Students are invited to look up from their gardens and bicycle paths to remember that even as they are locally determined in terms of their plans and actions, they are inextricably linked to forces beyond the visible horizon. This is a reminder of their membership in communities invisible and far-reaching such as the law, mores, the evolution and maintenance of public policy. Students are encouraged to explore and identify ways they and their community belong to county, state, national, and global entities. This will be one expression of understanding of how local actions may breed distant effects, and vice-versa.
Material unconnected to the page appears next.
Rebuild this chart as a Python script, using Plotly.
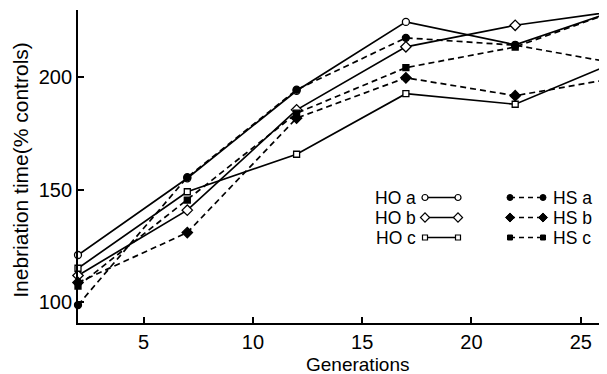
import plotly.graph_objects as go

generations = [2, 7, 12, 17, 22, 27]

HO_a = [120.8, 155.0, 194.0, 224.7, 214.5, 231.0]
HO_b = [111.7, 140.8, 185.5, 213.6, 223.2, 230.0]
HO_c = [114.9, 149.0, 165.7, 192.7, 188.0, 208.4]
HS_a = [98.5, 155.5, 194.5, 217.6, 214.3, 205.6]
HS_b = [108.5, 130.8, 181.8, 199.8, 191.8, 200.3]
HS_c = [107.0, 145.3, 184.0, 204.3, 213.5, 231.0]

x_ticks = [5, 10, 15, 20, 25]
y_ticks = [100, 150, 200]

ho_labels = ["HO a", "HO b", "HO c"]
hs_labels = ["HS a", "HS b", "HS c"]

FONT = "Liberation Sans, Arial, sans-serif"
BLACK = "black"

series = [
    (HO_a, "circle", False, 7),
    (HO_b, "diamond", False, 8),
    (HO_c, "square", False, 6),
    (HS_a, "circle", True, 7),
    (HS_b, "diamond", True, 8),
    (HS_c, "square", True, 6),
]

fig = go.Figure()
for vals, sym, filled, sz in series:
    fig.add_trace(go.Scatter(
        x=generations, y=vals, mode="lines+markers",
        line=dict(color=BLACK, width=1.7, dash="6px,4px" if filled else "solid"),
        marker=dict(symbol=sym, size=sz, color=BLACK if filled else "white",
                    line=dict(color=BLACK, width=1.3)),
        cliponaxis=False, showlegend=False, hoverinfo="skip",
    ))

# legend keys drawn on a helper axis (pixel-like units)
PW, PH = 529, 313
rows_y = [125.5, 105.5, 85.5]
ho_key_x = [347, 380]
hs_key_x = [432, 465]
for i in range(3):
    _, sym, _, sz = series[i]
    fig.add_trace(go.Scatter(
        x=ho_key_x, y=[rows_y[i]] * 2, xaxis="x2", yaxis="y2", mode="lines+markers",
        line=dict(color=BLACK, width=1.4),
        marker=dict(symbol=sym, size=sz - 1, color="white", line=dict(color=BLACK, width=1.2)),
        showlegend=False, hoverinfo="skip", cliponaxis=False,
    ))
    _, sym, _, sz = series[i + 3]
    fig.add_trace(go.Scatter(
        x=hs_key_x, y=[rows_y[i]] * 2, xaxis="x2", yaxis="y2", mode="lines+markers",
        line=dict(color=BLACK, width=1.4, dash="5px,4px"),
        marker=dict(symbol=sym, size=sz - 1, color=BLACK, line=dict(color=BLACK, width=1)),
        showlegend=False, hoverinfo="skip", cliponaxis=False,
    ))
    fig.add_annotation(x=339, y=rows_y[i], xref="x2", yref="y2", text=ho_labels[i],
                       showarrow=False, xanchor="right", yanchor="middle", borderpad=0,
                       font=dict(family=FONT, size=17.5, color=BLACK))
    fig.add_annotation(x=474, y=rows_y[i], xref="x2", yref="y2", text=hs_labels[i],
                       showarrow=False, xanchor="left", yanchor="middle", borderpad=0,
                       font=dict(family=FONT, size=17.5, color=BLACK))

# axis titles as annotations for exact placement
fig.add_annotation(x=-0.108, y=0.489, xref="paper", yref="paper", text="Inebriation time(% controls)",
                   textangle=-90, showarrow=False, xanchor="center", yanchor="middle",
                   font=dict(family=FONT, size=21, color=BLACK))
fig.add_annotation(x=0.530, y=-0.133, xref="paper", yref="paper", text="Generations",
                   showarrow=False, xanchor="center", yanchor="middle",
                   font=dict(family=FONT, size=19, color=BLACK))

# the page adds an 8px body margin, so the figure is 8px smaller than the window
fig.update_layout(
    width=599, height=366,
    margin=dict(l=70, r=0, t=2, b=51),
    paper_bgcolor="white", plot_bgcolor="white",
    font=dict(family=FONT, size=20, color=BLACK),
    xaxis=dict(range=[2, 26.2], tickvals=x_ticks, ticks="inside", ticklen=6, tickwidth=1.5,
               tickcolor=BLACK, showline=True, linecolor=BLACK, linewidth=1.8,
               showgrid=False, zeroline=False, automargin=False,
               tickfont=dict(family=FONT, size=20)),
    yaxis=dict(range=[90.5, 230], tickvals=y_ticks, ticks="inside", ticklen=6, tickwidth=1.5,
               tickcolor=BLACK, showline=True, linecolor=BLACK, linewidth=1.8,
               showgrid=False, zeroline=False, automargin=False,
               tickfont=dict(family=FONT, size=20)),
    xaxis2=dict(range=[0, PW], overlaying="x", visible=False, fixedrange=True),
    yaxis2=dict(range=[0, PH], overlaying="y", visible=False, fixedrange=True),
)

fig.write_html("out.html")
The Fourth Realm of the Sustainable Community

There is inherent in the many challenges of community creation a high likelihood of false steps, blind alleys, communal choir rehearsals in which some are tone deaf while others simply can’t sing on key. Students may encounter individuals who operate from a palette of ethos so diverse as to be bewildering. There will be those who work hard, and others who hardly work. Decisions will be made in harmony one day and will be maddeningly elusive the next. Philosophies will mesh and collide, religious roots, political perspectives, preferences for beef or tofu will wrap participants in laughter or cloak them in pain. Through it all, however, students will remind themselves of the beauty and significance of this work.

The fourth realm is an invitation to Communication, Education, and Celebration in the Community. To help facilitate authentic communication in the community, the student is invited to learn consensus process, group problem-enrichment/ solving, and collaborative action and assessment. To celebrate accomplishments in the community, students will create models for recognizing achievements subtle and large, and will help the community to respect and restore rites of passage among themselves and in local nature.

The student, by her knowledge of natural seasons and cycles, and of the psychological “weather” and social culture(s) of her community, will be prepared to give to her community a rich and beautiful idea of itself. This portrait of the community is also a gift to the future, a legacy for the children who follow. It is the passing on of identify and a sense of belonging—an education of the head and the heart. Students will help to create, present, and preserve the community’s emerging sense of its more sustainable self in a diversity of forms. These may include written histories, artworks, plays, musicals, meditation gardens, or living archives of floral and faunal communities within a greenbelt zone. There will be tales many times told, for as Barry Lopez says, “Everything is held together with stories. That is all that is holding us together, stories and compassion.” In such ways a community is given memory. Members are given ongoing opportunities to communicate their affections for one another, to create lattices for mutual support and compassionate elaboration of respectful differences in the conduct of daily tasks and long-term plans.

There will be festivals to mark the seasons of the land and its creatures, and to offer gratitude to them as members of the larger family of beings. It is hoped that in the creation of community, students will discover ways to lighten their marks upon the earth and to more deeply impress this legacy on the humans who follow them. This is where education becomes a core value.

In so doing, members of the community may come to know that true sustenance invites sacrifice and reward. That, as Jim Corbett says, “The problem is not that modern man wants so much but that he aspires to so little.” There is wonderful irony here, in that the act of covenanting oneself to the well being of all living members of the community imbues one with intimations of immortality. One truly feels that in letting go, one forever remains. Students may come to the truth as expressed by Annie Dillard: “I think that the dying pray at the last not ‘please,’ but ‘thank you,’ as a guest thanks his host at the door.”

Here, at the beginning of the journey to community, students are invited to cross the threshold of their personal vision to deepen their learning and preparation for leadership in a more humane and sustainable world.


Integration of the Four Realms of the Sustainable Community

For purposes of building an academic curriculum, this framework speaks of the four realms as independent of one another. Students will find, however, that there is necessary overlap among the realms. The health of the natural environment studied in Realm One will inform the way a community plans to address its physical infrastructure (Realm Two) in terms of design and material for shelters. Similarly, cold-weather communities that require protected transport will require different approaches to problem-solving than communities in more temperate zones.

Another way to integrate objectives and activities is to think of a particular theme or thread (for example, aged community members) that can be addressed in each course across all four realms. How will we help our elderly community members to have access to nearby wilderness areas? How will design of housing clusters be influenced by our concern for limited mobility and strength of elders? In our schools or other educational settings, how will we invite the elderly to be mentors for younger students? And in our celebrations of seasons and other community efforts, how will we address diverse expectations of the young and the old?

Students may be served by creating a master list of ideas and projects that focus on making communities more sustainable. These may then be assigned as objectives and or activities in specific courses. Another way to say this is that the ultimate courses will be distilled from the body of intriguing ideas and projects a student brings to this academic program through her original life vision.